Are perceived racial discrimination and drinking behaviors related? That question was examined by researchers. African American (AA) college students have long been found to drink alcohol less often and in lower quantities than whites.
Long ago it was suggested that the very low rate of drunkenness among Jews resulted from a fear of persecution. So AA students may drink less to avoid negative actions.
Perceived Racial Discrimination and Drinking Behaviors
In this study, as in others, AA students were more likely to abstain than whites. They were also less likely to engage in heavy episodic drinking than whites. (Often misleadingly called binge drinking.)
Items that measured perceived racial discrimination in alcohol use contexts were used. AA students who believed their drinking will solicit race-based police bias had different drinking patterns. They were more likely to abstain from alcohol. They were also less likely to engage in heavy episodic drinking.

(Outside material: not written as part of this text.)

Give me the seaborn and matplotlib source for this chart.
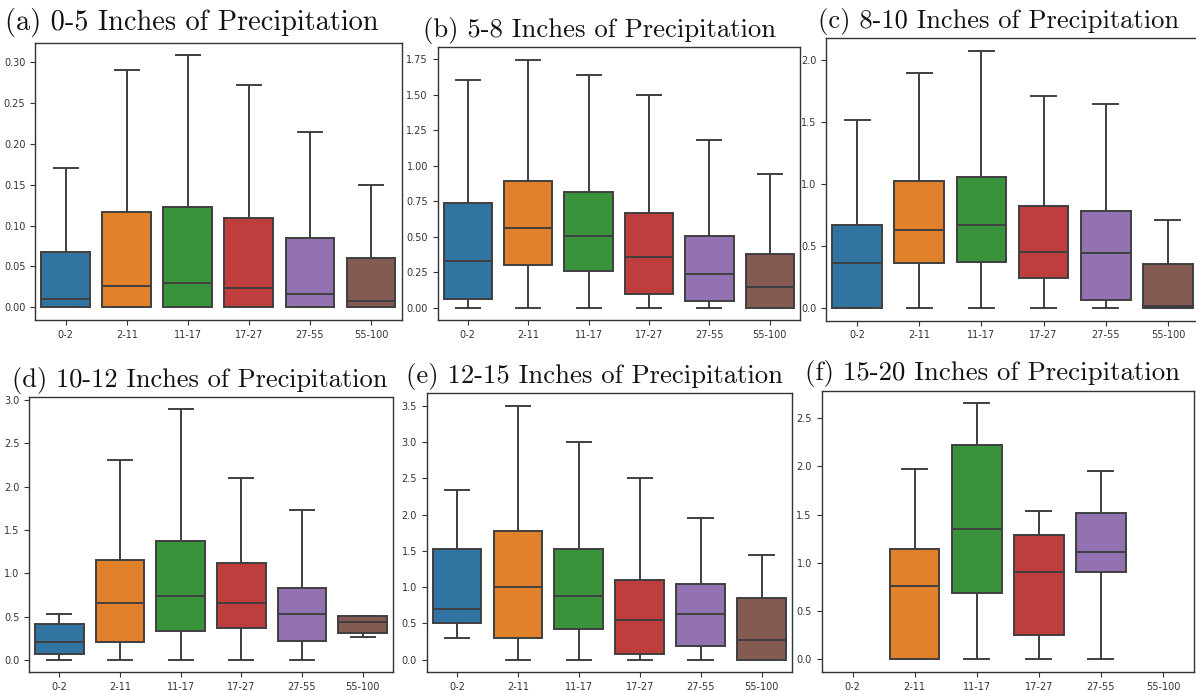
import numpy as np
import pandas as pd
import matplotlib
matplotlib.use("Agg")
import matplotlib.pyplot as plt
from matplotlib.ticker import MultipleLocator
import seaborn as sns

# Age groups on the x axis
groups = ["0-2", "2-11", "11-17", "17-27", "27-55", "55-100"]

titles = [
    "(a) 0-5 Inches of Precipitation",
    "(b) 5-8 Inches of Precipitation",
    "(c) 8-10 Inches of Precipitation",
    "(d) 10-12 Inches of Precipitation",
    "(e) 12-15 Inches of Precipitation",
    "(f) 15-20 Inches of Precipitation",
]

# Five-number summaries per group: whisker low, Q1, median, Q3, whisker high
a_lo  = [0.0,   0.0,   0.0,   0.0,   0.0,   0.0]
a_q1  = [0.0,   0.0,   0.0,   0.0,   0.0,   0.0]
a_med = [0.010, 0.026, 0.030, 0.024, 0.016, 0.008]
a_q3  = [0.068, 0.116, 0.123, 0.109, 0.085, 0.060]
a_hi  = [0.170, 0.290, 0.308, 0.272, 0.214, 0.149]

b_lo  = [0.0,   0.0,   0.0,   0.0,   0.0,   0.0]
b_q1  = [0.058, 0.301, 0.255, 0.096, 0.044, 0.0]
b_med = [0.327, 0.561, 0.502, 0.353, 0.234, 0.142]
b_q3  = [0.736, 0.888, 0.813, 0.663, 0.505, 0.376]
b_hi  = [1.605, 1.745, 1.640, 1.500, 1.180, 0.937]

c_lo  = [0.0,   0.0,   0.0,   0.0,   0.0,   0.0]
c_q1  = [0.0,   0.361, 0.367, 0.238, 0.064, 0.0]
c_med = [0.361, 0.629, 0.667, 0.450, 0.444, 0.012]
c_q3  = [0.667, 1.025, 1.055, 0.824, 0.776, 0.351]
c_hi  = [1.515, 1.890, 2.075, 1.708, 1.646, 0.709]

d_lo  = [0.0,   0.0,   0.0,   0.0,   0.0,   0.258]
d_q1  = [0.062, 0.208, 0.335, 0.366, 0.220, 0.312]
d_med = [0.208, 0.659, 0.740, 0.659, 0.532, 0.436]
d_q3  = [0.416, 1.157, 1.373, 1.114, 0.829, 0.501]
d_hi  = [0.532, 2.310, 2.896, 2.105, 1.735, 0.501]

e_lo  = [0.305, 0.0,   0.0,   0.0,   0.0,   0.0]
e_q1  = [0.504, 0.305, 0.425, 0.074, 0.194, 0.0]
e_med = [0.703, 1.000, 0.874, 0.541, 0.624, 0.273]
e_q3  = [1.521, 1.771, 1.521, 1.100, 1.045, 0.855]
e_hi  = [2.344, 3.500, 3.000, 2.506, 1.951, 1.438]

# No observations for the youngest and oldest groups in the wettest band
f_lo  = [None, 0.0,   0.0,   0.0,   0.0,   None]
f_q1  = [None, 0.0,   0.684, 0.258, 0.908, None]
f_med = [None, 0.760, 1.355, 0.901, 1.118, None]
f_q3  = [None, 1.142, 2.222, 1.286, 1.513, None]
f_hi  = [None, 1.970, 2.651, 1.537, 1.950, None]

panels = [
    (a_lo, a_q1, a_med, a_q3, a_hi),
    (b_lo, b_q1, b_med, b_q3, b_hi),
    (c_lo, c_q1, c_med, c_q3, c_hi),
    (d_lo, d_q1, d_med, d_q3, d_hi),
    (e_lo, e_q1, e_med, e_q3, e_hi),
    (f_lo, f_q1, f_med, f_q3, f_hi),
]

tick_steps = [0.05, 0.25, 0.5, 0.5, 0.5, 0.5]

W, H = 1196, 691
# axes frames in pixels: left, right, top, bottom
frames = [
    (35.2, 401.5, 42.7, 320.0),
    (437.6, 800.0, 47.3, 320.0),
    (826.0, 1199.0, 37.7, 320.5),
    (29.0, 393.0, 396.7, 672.3),
    (426.6, 792.0, 393.3, 672.3),
    (821.5, 1194.0, 390.7, 672.3),
]
# title anchor (centre x, baseline y) in pixels, and font size
title_pos = [
    (191.5, 30.0),
    (600.0, 37.5),
    (998.0, 28.0),
    (199.5, 387.0),
    (595.0, 383.0),
    (992.5, 380.0),
]
title_sizes = [20.4, 19.2, 19.1, 19.05, 19.2, 19.3]

palette = dict(zip(groups, sns.color_palette("tab10", len(groups))))

plt.rcParams.update({
    "axes.edgecolor": "#333333",
    "axes.linewidth": 1.0,
    "xtick.color": "#333333",
    "ytick.color": "#333333",
    "xtick.labelsize": 7.0,
    "ytick.labelsize": 7.0,
    "xtick.major.size": 3.5,
    "ytick.major.size": 3.5,
    "xtick.major.width": 0.8,
    "ytick.major.width": 0.8,
    "font.family": "DejaVu Sans",
})

fig = plt.figure(figsize=(W / 100, H / 100), dpi=100)

for (lo, q1, med, q3, hi), step, (l, r, t, b), title, (tx, ty), fs in zip(
        panels, tick_steps, frames, titles, title_pos, title_sizes):
    rows = []
    for g, s in zip(groups, zip(lo, q1, med, q3, hi)):
        if s[0] is None:
            continue
        for v in s:
            rows.append({"group": g, "value": v})
    df = pd.DataFrame(rows)

    ax = fig.add_axes([l / W, 1 - b / H, (r - l) / W, (b - t) / H])
    sns.boxplot(
        data=df, x="group", y="value", hue="group",
        order=groups, hue_order=groups, palette=palette, legend=False,
        whis=(0, 100), showfliers=False, width=0.8,
        linewidth=1.4, linecolor="#3f3f3f", saturation=0.75, ax=ax,
    )
    ax.set_xlim(-0.5, len(groups) - 0.5)
    ax.yaxis.set_major_locator(MultipleLocator(step))
    ax.set_xlabel("")
    ax.set_ylabel("")
    fig.text(tx / W, 1 - ty / H, title, ha="center", va="baseline",
             family="cmr10", fontsize=fs, color="#111111")

fig.savefig("out.png", dpi=100)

Other possible reasons exist. They might include religion, social or economic status, and parental drinking patterns. Also group identifications, anticipatory socialization, and so on.
African American = AA
- Wade, J., and Peralta, R. Perceived racial discrimination, heavy episodic drinking, and alcohol abstinence among AA and white college students. J Ethn Subst Abuse, 15, 1-16.
- Clark, T., and Nguyen A. Family factors and substance use among AA teens. J Drug Issues, 42(4), 358-372.
- Clark, T., et al. Understanding the dimensions of parental influence on drug use among AA adolescents. Soc Work Res, 35, 13-16.
- Neblett, E., et al. AA adolescents’ discrimination experiences and academic achievement. J Black Psych, 32, 199-218.
- Watt, T. The race/ethnic age crossover effect in drug use and heavy drinking. J Eth Sub Abuse, 7(1), 93-114.